Stated problem » Starting from the top of the material, restate each line exactly until the line that contains "0.14, 0.12, 0.1];", which is also copied. Pictures are excluded.

==== Data segment ====

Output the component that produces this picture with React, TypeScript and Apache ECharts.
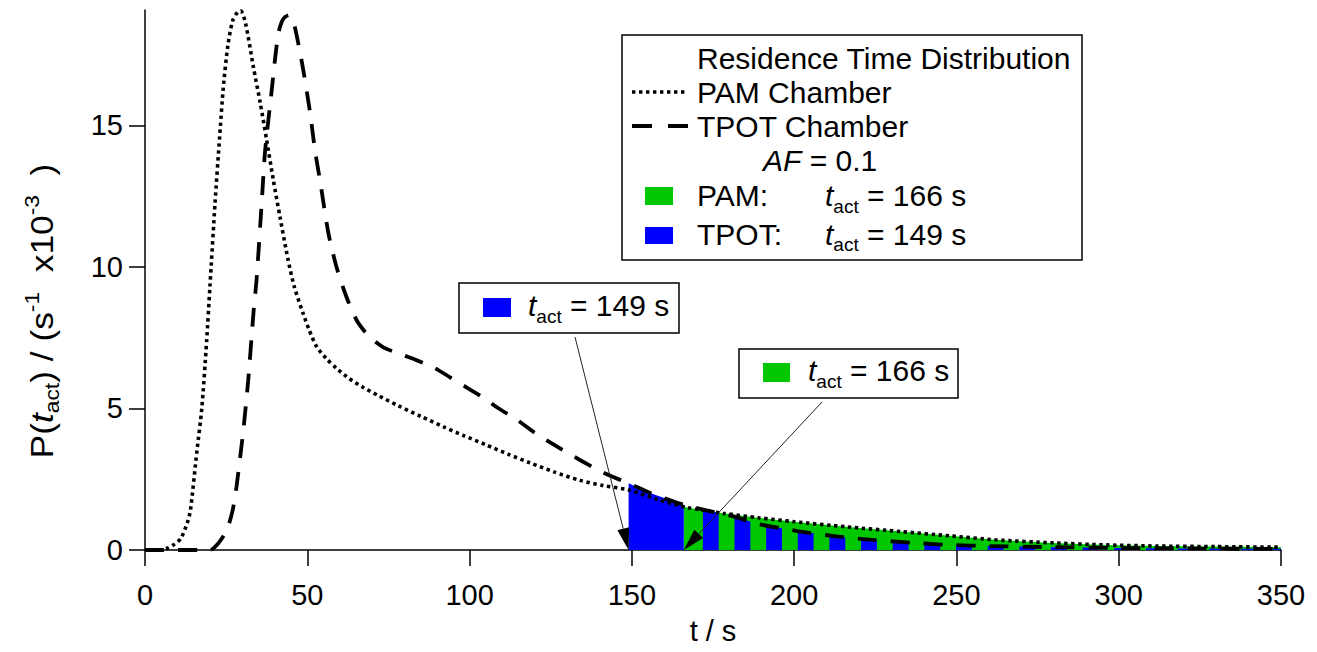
import React, { useEffect, useRef } from 'react';
import * as echarts from 'echarts';

const FONT = "'Liberation Sans', Arial, Helvetica, sans-serif";

const xTicks = [0, 50, 100, 150, 200, 250, 300, 350];
const yTicks = [0, 5, 10, 15];

// PAM chamber residence time distribution (dotted)
const pamTime = [0, 5, 7, 9, 11, 13, 14, 16, 17.5, 19, 20, 21.6, 23, 24.1, 25.5, 27, 28.5, 29.5, 31, 33.4, 35.5, 37.5, 39.5, 41.6, 44, 46, 48.7, 50.5, 52.9, 56, 59, 63, 67, 72, 78, 85, 92, 98, 105, 112, 118.6, 126, 134, 141, 149, 158, 167, 178, 189, 200, 216, 233, 248, 262, 280, 296, 312, 330, 350];
const pamValue = [0, 0, 0.07, 0.2, 0.4, 0.95, 1.4, 3.5, 5.0, 7.4, 9.3, 12.3, 14.6, 16.3, 17.8, 18.7, 19.0, 19.05, 18.6, 17.06, 15.8, 14.47, 13.1, 11.76, 10.3, 9.3, 8.36, 7.8, 7.18, 6.75, 6.42, 6.05, 5.76, 5.45, 5.1, 4.72, 4.35, 4.05, 3.72, 3.38, 3.08, 2.76, 2.46, 2.28, 2.12, 1.78, 1.5, 1.3, 1.14, 1.0, 0.82, 0.65, 0.5, 0.36, 0.25, 0.18, 0.14, 0.12, 0.1];

// TPOT chamber residence time distribution (dashed)
const tpotTime = [0, 20, 22.6, 25.2, 27, 28.2, 30.3, 31.8, 33.4, 34.4, 36, 37, 39, 41, 42.5, 44.3, 45.5, 46.7, 48.7, 50.8, 52.4, 54, 56.5, 59, 62.1, 65.3, 69, 73.3, 78, 83.8, 89, 94, 99, 104, 109, 114.6, 120, 127, 134, 140, 145, 149, 156, 166, 173, 181, 189, 201, 213, 225, 236, 248, 260, 280, 300, 325, 350];
const tpotValue = [0, 0, 0.24, 0.7, 1.4, 2.24, 4.24, 6.0, 8.35, 9.6, 12.35, 14.1, 16.2, 18.2, 18.75, 18.9, 18.75, 18.2, 17.0, 15.5, 14.1, 13.0, 11.2, 10.0, 8.93, 8.1, 7.55, 7.17, 6.95, 6.7, 6.45, 6.1, 5.75, 5.4, 5.0, 4.6, 4.15, 3.65, 3.18, 2.8, 2.54, 2.36, 2.0, 1.6, 1.4, 1.2, 0.92, 0.67, 0.48, 0.35, 0.26, 0.18, 0.14, 0.1, 0.07, 0.05, 0.04];

const pamTact = 166;
const tpotTact = 149;
const tEnd = 350;

const legendTitle = 'Residence Time Distribution';
const pamLabel = 'PAM Chamber';
const tpotLabel = 'TPOT Chamber';

const GREEN = '#00c800';
const BLUE = '#0000ff';

// hatch style of the overlapping region: alternating vertical stripes
const stripeOrigin = 167;
const stripeHalf = 4.875;

function interp(ts: number[], vs: number[], t: number) {
  if (t <= ts[0]) return vs[0];
  for (let i = 1; i < ts.length; i++) {
    if (t <= ts[i]) {
      const f = (t - ts[i - 1]) / (ts[i] - ts[i - 1]);
      return vs[i - 1] + f * (vs[i] - vs[i - 1]);
    }
  }
  return vs[vs.length - 1];
}

const curves: [number[], number[]][] = [
  [pamTime, pamValue],
  [tpotTime, tpotValue],
];
const fillColors = [GREEN, BLUE];

function buildFills() {
  const fills: number[][] = [];
  fills.push([pamTact, tEnd, 0, 0]);
  fills.push([tpotTact, pamTact, 1, 1]);
  for (let s = stripeOrigin + stripeHalf; s < tEnd; s += 2 * stripeHalf) {
    fills.push([s, Math.min(s + stripeHalf, tEnd), 1, 1]);
  }
  return fills;
}

export default function App() {
  const ref = useRef<HTMLDivElement>(null);
  useEffect(() => {
    const chart = echarts.init(ref.current!, null, { renderer: 'svg' });
    const axisColor = '#000';
    const option: any = {
      animation: false,
      backgroundColor: '#fff',
      grid: { left: 145, right: 36, top: 10, bottom: 102, containLabel: false },
      xAxis: {
        type: 'value',
        min: 0,
        max: 350,
        interval: 50,
        name: 't / s',
        nameLocation: 'middle',
        nameGap: 66,
        nameTextStyle: { fontSize: 29, fontFamily: FONT, color: '#000', lineHeight: 29 },
        axisLine: { lineStyle: { color: axisColor, width: 1.5 } },
        axisTick: { show: true, length: 16, lineStyle: { color: axisColor, width: 1.5 }, customValues: xTicks },
        axisLabel: { fontSize: 29, fontFamily: FONT, color: '#000', margin: 30, lineHeight: 29, customValues: xTicks },
        splitLine: { show: false },
      },
      yAxis: {
        type: 'value',
        min: 0,
        max: 19.08,
        axisLine: { show: true, lineStyle: { color: axisColor, width: 1.5 } },
        axisTick: { show: true, length: 16, lineStyle: { color: axisColor, width: 1.5 }, customValues: yTicks },
        axisLabel: { fontSize: 29, fontFamily: FONT, color: '#000', margin: 22, customValues: yTicks },
        splitLine: { show: false },
      },
      series: [
        {
          type: 'custom',
          coordinateSystem: 'cartesian2d',
          data: buildFills(),
          encode: { x: [0, 1] },
          silent: true,
          z: 1,
          renderItem: (params: any, api: any) => {
            const t0 = api.value(0);
            const t1 = api.value(1);
            const ci = api.value(2);
            const col = api.value(3);
            const [ts, vs] = curves[ci];
            const pts: number[][] = [];
            pts.push(api.coord([t0, 0]));
            pts.push(api.coord([t0, interp(ts, vs, t0)]));
            for (let i = 0; i < ts.length; i++) {
              if (ts[i] > t0 && ts[i] < t1) pts.push(api.coord([ts[i], vs[i]]));
            }
            pts.push(api.coord([t1, interp(ts, vs, t1)]));
            pts.push(api.coord([t1, 0]));
            return { type: 'polygon', shape: { points: pts }, style: { fill: fillColors[col], stroke: null } };
          },
        },
        {
          type: 'line',
          name: pamLabel,
          data: pamTime.map((t, i) => [t, pamValue[i]]),
          showSymbol: false,
          smooth: 0.25,
          z: 3,
          lineStyle: { color: '#000', width: 3.6, type: [3.4, 3.6], cap: 'butt' },
        },
        {
          type: 'line',
          name: tpotLabel,
          data: tpotTime.map((t, i) => [t, tpotValue[i]]),
          showSymbol: false,
          smooth: 0.25,
          z: 3,
          lineStyle: { color: '#000', width: 3.8, type: [19, 14], cap: 'butt' },
        },
      ],
    };
    chart.setOption(option);

    const tip1 = chart.convertToPixel({ gridIndex: 0 }, [tpotTact, 0]) as number[];
    const tip2 = chart.convertToPixel({ gridIndex: 0 }, [pamTact, 0]) as number[];

    const mainRich = {
      m: { fontSize: 30, fontFamily: FONT, lineHeight: 40, fill: '#000' },
      i: { fontSize: 30, fontFamily: FONT, fontStyle: 'italic', lineHeight: 40, fill: '#000' },
      s: { fontSize: 19, fontFamily: FONT, lineHeight: 20, verticalAlign: 'bottom', fill: '#000' },
      p: { fontSize: 18, fontFamily: FONT, lineHeight: 8, verticalAlign: 'top', fill: '#000' },
    };
    const txt = (x: number, y: number, text: string, extra: any = {}) => ({
      type: 'text',
      x,
      y,
      z: 20,
      style: { text, rich: mainRich, fontSize: 30, fontFamily: FONT, fill: '#000', align: 'left', verticalAlign: 'middle', ...extra },
    });

    const arrow = (x0: number, y0: number, tip: number[]) => {
      const dx = tip[0] - x0;
      const dy = tip[1] - y0;
      const len = Math.sqrt(dx * dx + dy * dy);
      const ux = dx / len, uy = dy / len;
      const hl = 22, hw = 6;
      const bx = tip[0] - hl * ux, by = tip[1] - hl * uy;
      return [
        { type: 'line', z: 15, shape: { x1: x0, y1: y0, x2: bx, y2: by }, style: { stroke: '#222', lineWidth: 1 } },
        {
          type: 'polygon', z: 15,
          shape: { points: [[tip[0], tip[1]], [bx - hw * uy, by + hw * ux], [bx + hw * uy, by - hw * ux]] },
          style: { fill: '#000' },
        },
      ];
    };

    const graphic: any[] = [
      // legend box
      { type: 'rect', z: 10, shape: { x: 622, y: 35, width: 460, height: 225 }, style: { fill: '#fff', stroke: '#000', lineWidth: 1.5 } },
      txt(697, 58.5, `{m|${legendTitle}}`),
      { type: 'line', z: 20, shape: { x1: 632, y1: 92, x2: 687, y2: 92 }, style: { stroke: '#000', lineWidth: 3.6, lineDash: [3.4, 3.6] } },
      txt(697, 92.5, `{m|${pamLabel}}`),
      { type: 'line', z: 20, shape: { x1: 632, y1: 126, x2: 688, y2: 126 }, style: { stroke: '#000', lineWidth: 3.8, lineDash: [20, 16] } },
      txt(697, 126.5, `{m|${tpotLabel}}`),
      txt(763, 160.5, `{i|AF}{m| = 0.1}`),
      { type: 'rect', z: 20, shape: { x: 645, y: 187, width: 28, height: 18 }, style: { fill: GREEN } },
      txt(697, 195.5, `{m|PAM:}`),
      txt(825, 195.5, `{i|t}{s|act}{m| = ${pamTact} s}`),
      { type: 'rect', z: 20, shape: { x: 645, y: 227, width: 28, height: 17 }, style: { fill: BLUE } },
      txt(697, 234, `{m|TPOT:}`),
      txt(825, 234, `{i|t}{s|act}{m| = ${tpotTact} s}`),
      // annotation box TPOT
      { type: 'rect', z: 10, shape: { x: 459, y: 283, width: 220, height: 50 }, style: { fill: '#fff', stroke: '#000', lineWidth: 1.5 } },
      { type: 'rect', z: 20, shape: { x: 483, y: 298, width: 28, height: 19 }, style: { fill: BLUE } },
      txt(528, 305.5, `{i|t}{s|act}{m| = ${tpotTact} s}`),
      // annotation box PAM
      { type: 'rect', z: 10, shape: { x: 739, y: 349, width: 219, height: 49 }, style: { fill: '#fff', stroke: '#000', lineWidth: 1.5 } },
      { type: 'rect', z: 20, shape: { x: 763, y: 363, width: 27, height: 19 }, style: { fill: GREEN } },
      txt(808, 370.5, `{i|t}{s|act}{m| = ${pamTact} s}`),
      ...arrow(575, 337, tip1),
      ...arrow(822, 402, tip2),
      // y axis title (rotated)
      {
        type: 'text', z: 20, x: 42, y: 311, rotation: Math.PI / 2, scaleX: 1.14,
        style: {
          text: '{m|P(}{i|t}{s|act}{m|) / (s}{p|-1}{m|  x10}{p|-3}{m|  )}',
          rich: {
            m: { fontSize: 31, fontFamily: FONT, lineHeight: 40, fill: '#000' },
            i: { fontSize: 31, fontFamily: FONT, fontStyle: 'italic', lineHeight: 40, fill: '#000' },
            s: { fontSize: 20, fontFamily: FONT, lineHeight: 20, verticalAlign: 'bottom', fill: '#000' },
            p: { fontSize: 20, fontFamily: FONT, lineHeight: 6, verticalAlign: 'top', fill: '#000' },
          },
          align: 'center', verticalAlign: 'middle',
        },
      },
    ];
    chart.setOption({ graphic });
    return () => chart.dispose();
  }, []);
  return <div ref={ref} style={{ position: 'fixed', left: 0, top: 0, width: 1317, height: 652 }} />;
}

====

Solution to this problem »
Output the component that produces this picture with React, TypeScript and Apache ECharts.
import React, { useEffect, useRef } from 'react';
import * as echarts from 'echarts';

const FONT = "'Liberation Sans', Arial, Helvetica, sans-serif";

const xTicks = [0, 50, 100, 150, 200, 250, 300, 350];
const yTicks = [0, 5, 10, 15];

// PAM chamber residence time distribution (dotted)
const pamTime = [0, 5, 7, 9, 11, 13, 14, 16, 17.5, 19, 20, 21.6, 23, 24.1, 25.5, 27, 28.5, 29.5, 31, 33.4, 35.5, 37.5, 39.5, 41.6, 44, 46, 48.7, 50.5, 52.9, 56, 59, 63, 67, 72, 78, 85, 92, 98, 105, 112, 118.6, 126, 134, 141, 149, 158, 167, 178, 189, 200, 216, 233, 248, 262, 280, 296, 312, 330, 350];
const pamValue = [0, 0, 0.07, 0.2, 0.4, 0.95, 1.4, 3.5, 5.0, 7.4, 9.3, 12.3, 14.6, 16.3, 17.8, 18.7, 19.0, 19.05, 18.6, 17.06, 15.8, 14.47, 13.1, 11.76, 10.3, 9.3, 8.36, 7.8, 7.18, 6.75, 6.42, 6.05, 5.76, 5.45, 5.1, 4.72, 4.35, 4.05, 3.72, 3.38, 3.08, 2.76, 2.46, 2.28, 2.12, 1.78, 1.5, 1.3, 1.14, 1.0, 0.82, 0.65, 0.5, 0.36, 0.25, 0.18, 0.14, 0.12, 0.1];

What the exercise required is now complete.